Anyways, we find that the children that survived the murders are now all buddies and go to the same College. We also find out that the killer is alive and well, and is now systematically prank calling the surviving children, tormenting them over the phone and then offing them one by one (like I said, I wrote down “Scream”). Despite the horrendous trauma inflicted upon them as children as a result of prank calling, we learn that the kids play a game called “Seventy-Five” where they prank call random people and see if they can keep them on the line for seventy five seconds.
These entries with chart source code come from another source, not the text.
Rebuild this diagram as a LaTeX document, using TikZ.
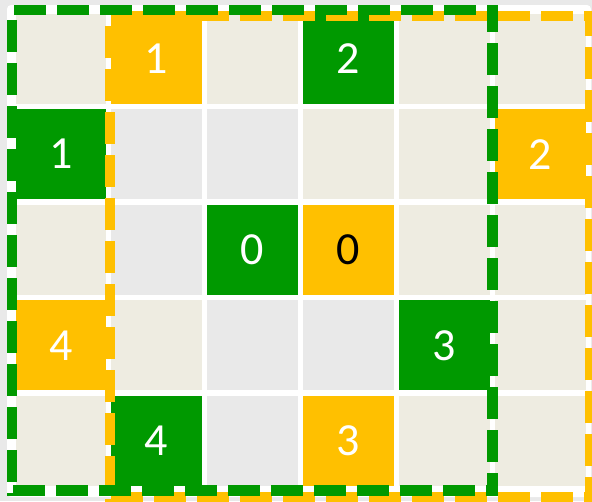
\documentclass[tikz,border=0pt]{standalone}
\usepackage{fontspec}
\setmainfont{Carlito}
\definecolor{cbg}{RGB}{233,233,233}
\definecolor{cbeige}{RGB}{238,236,225}
\definecolor{cgrey}{RGB}{233,233,233}
\definecolor{cgreen}{RGB}{0,153,0}
\definecolor{cyellow}{RGB}{255,192,0}
\begin{document}
\begin{tikzpicture}[x=1pt,y=-1pt,
  cell/.style={minimum width=90.5pt,minimum height=90pt,inner sep=0pt,outer sep=0pt,
    font=\fontsize{46}{46}\selectfont,text=white},
  beige/.style={cell,fill=cbeige},
  grey/.style={cell,fill=cgrey},
  grn/.style={cell,fill=cgreen},
  yel/.style={cell,fill=cyellow},
  gline/.style={draw=cgreen,line width=10.5pt,dash pattern=on 32pt off 11pt},
  yline/.style={draw=cyellow,line width=10.5pt,dash pattern=on 32pt off 11pt}]
\useasboundingbox (0,0) rectangle (592,501);
\fill[cbg] (0,0) rectangle (592,501);
\fill[white,rounded corners=4pt] (7,5) rectangle (591,497);
% row 0
\node[beige] (c00) at (60.75,58.5) {};
\node[yel]   (c10) at (156.65,58.5) {1};
\node[beige] (c20) at (252.55,58.5) {};
\node[grn]   (c30) at (348.45,58.5) {2};
\node[beige] (c40) at (444.35,58.5) {};
\node[beige] (c50) at (540.25,58.5) {};
% row 1
\node[grn]   (c01) at (60.75,154.1) {1};
\node[grey]  (c11) at (156.65,154.1) {};
\node[grey]  (c21) at (252.55,154.1) {};
\node[beige] (c31) at (348.45,154.1) {};
\node[beige] (c41) at (444.35,154.1) {};
\node[yel]   (c51) at (540.25,154.1) {2};
% row 2
\node[beige] (c02) at (60.75,249.7) {};
\node[grey]  (c12) at (156.65,249.7) {};
\node[grn]   (c22) at (252.55,249.7) {0};
\node[yel,text=black] (c32) at (348.45,249.7) {0};
\node[beige] (c42) at (444.35,249.7) {};
\node[beige] (c52) at (540.25,249.7) {};
% row 3
\node[yel]   (c03) at (60.75,345.3) {4};
\node[beige] (c13) at (156.65,345.3) {};
\node[grey]  (c23) at (252.55,345.3) {};
\node[grey]  (c33) at (348.45,345.3) {};
\node[grn]   (c43) at (444.35,345.3) {3};
\node[beige] (c53) at (540.25,345.3) {};
% row 4
\node[beige] (c04) at (60.75,440.9) {};
\node[grn]   (c14) at (156.65,440.9) {4};
\node[grey]  (c24) at (252.55,440.9) {};
\node[yel]   (c34) at (348.45,440.9) {3};
\node[beige] (c44) at (444.35,440.9) {};
\node[beige] (c54) at (540.25,440.9) {};
% yellow dashed frame
\draw[yline,dash phase=37pt] (105,16) -- (595,16);
\draw[yline,dash phase=37pt] (105,497) -- (595,497);
\draw[yline,dash phase=33pt] (110,16) -- (110,502);
\draw[yline,dash phase=7pt] (590,11) -- (590,502);
% green dashed frame
\draw[gline,dash phase=36pt] (7,10) -- (497.5,10);
\draw[gline,dash phase=37pt] (7,490.5) -- (497.5,490.5);
\draw[gline,dash phase=33pt] (12,10) -- (12,496);
\draw[gline,dash phase=5pt] (492.5,5) -- (492.5,496);
\end{tikzpicture}
\end{document}
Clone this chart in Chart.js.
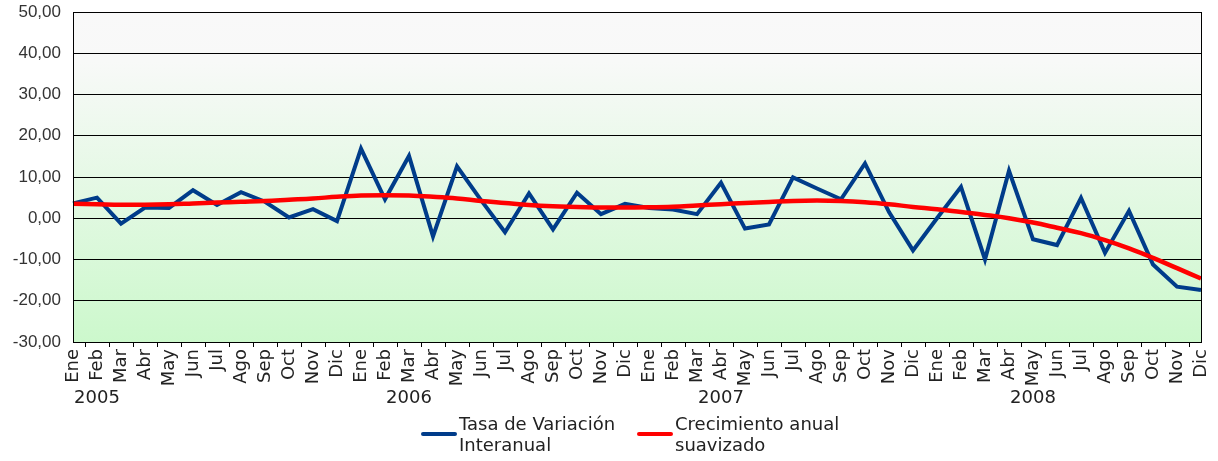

Some people never learn.
 
In an amazing bit of continuity, the adult actors in this film are just as shitty and annoying as the children actors. The script supervisor really deserves some kudos for this. It’s uncanny. Seriously though, the characters in this movie are unbelievably annoying and horrendously cliched. You’ve got your smarmy douche-bag who cheats on his girlfriend, the girlfriend that still loves the smarmy douche-bag, the sassy latina, the outrageously gay latino friend (borderline homophobically offensive if I may add), and let’s not forget generic black comic-relief side-kick who throws out such great one liners such as “damn!” and “sheee-it!”. You know these characters, you’ve seen them a billion times. There’s absolutely no depth to any of them. Rarely have I come across a bunch of characters that I’ve cared about this little. It kept me from relating to and ultimately really caring about what happened to anyone in the movie.
 
Barreling on into the cliched tropes a little more, the film finds all the characters at a crazy college party at an abandoned reality TV house in the woods. While at the party, one of the students whips out their Cisco conference call phone they must always carry along with them and the students begin another game of “Seventy Five”. In a not-so surprising twist, they just happen to call up the same killer from before, who was in the midst of another murder. He later shows up decked out in what I like to call the “I Know What You Did Last Winter” look, with a parka and a fire axe. Again, there’s really no new ground covered here plot-wise. Some kids have sex, they get killed with an axe, some other kids get high and have sex, they get killed with an axe, process continues until there’s only a handful of kids left.
 
I won’t spoil the film’s ending in case there’s anyone out there that really wants to watch this, but even the ending is a rip-off. In this case, take a couple dashes of the twist from “Scream” and throw in some “Night of the Living Dead” social commentary, and you’ve got the ending of this movie. Again, nothing new.
 
Ultimately, there’s very little reason for me to recommend this. While the film is shot pretty well for being so low budget, the plot is just so derivative and generic it’s difficult to really care about what’s going on in the film. I will say, I watched this film alone on a Sunday morning, but I could see it being a more enjoyable watch with some beer and some friends. In that setting, this may be a decent way to kill an otherwise boring Tuesday night. Outside of that though, I’d say just pop in “Scream” and watch the film that this is trying to be.